Manufacturing companies with complex supply chains often are early-warning vehicles for consumer-inflation surges. If so, let’s hope Glen Dimplex, the Naughton family-owned business that is selling Morphy Richards for up to €200 million, can be a harbinger of better news.
Fergal Leamy, the chief executive of Glen Dimplex, warned in this newspaper in February that inflation was getting out of control and that consumers would soon feel the pinch at the tills. He said that energy costs began to spike for his business a year previously, alongside its shipping costs and the cost of components such as microchips, forcing it to redesign some appliances to strip out some of the chips.
This week, Leamy said “things have changed” since February. He said there were now “early signs that things are settling down in China” and other Asian countries in its supply chain.

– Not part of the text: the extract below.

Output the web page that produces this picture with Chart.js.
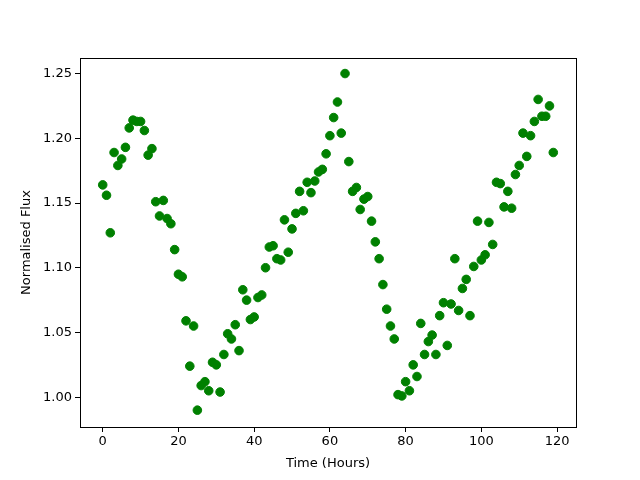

“The cost of shipping containers is coming down in price. We are seeing smaller cost increases coming through in Asia. There is still inflation but there are early signs that it is not as aggressive as it has been.”
Glen Dimplex has operations across Europe, the US, Asia and Australasia – it is among a small coterie of Irish multinationals with a truly global view. It is, therefore, reassuring that the company appears to be relatively sanguine about its future.
Leamy acknowledged that the company faces “a bit of a slowdown” in Britain, no doubt exacerbated be the hitherto-camouflaged impact of hard Brexit. But its operations in Europe and north America were “holding up well”, he said.
The proposed deal to sell off Morphy Richards to Xinbao, a Chinese manufacturer, should free up at least €175 million in cash at Glen Dimplex’s consumer appliances arm to be redeployed to its other divisions, such as heating and ventilation and precision cooling, as Leamy and the Naughtons look to reshape the business.
If inflation does recede – US economist Paul Krugman was another this week who suggested the problem may have already peaked – it will make the restructuring a lot simpler.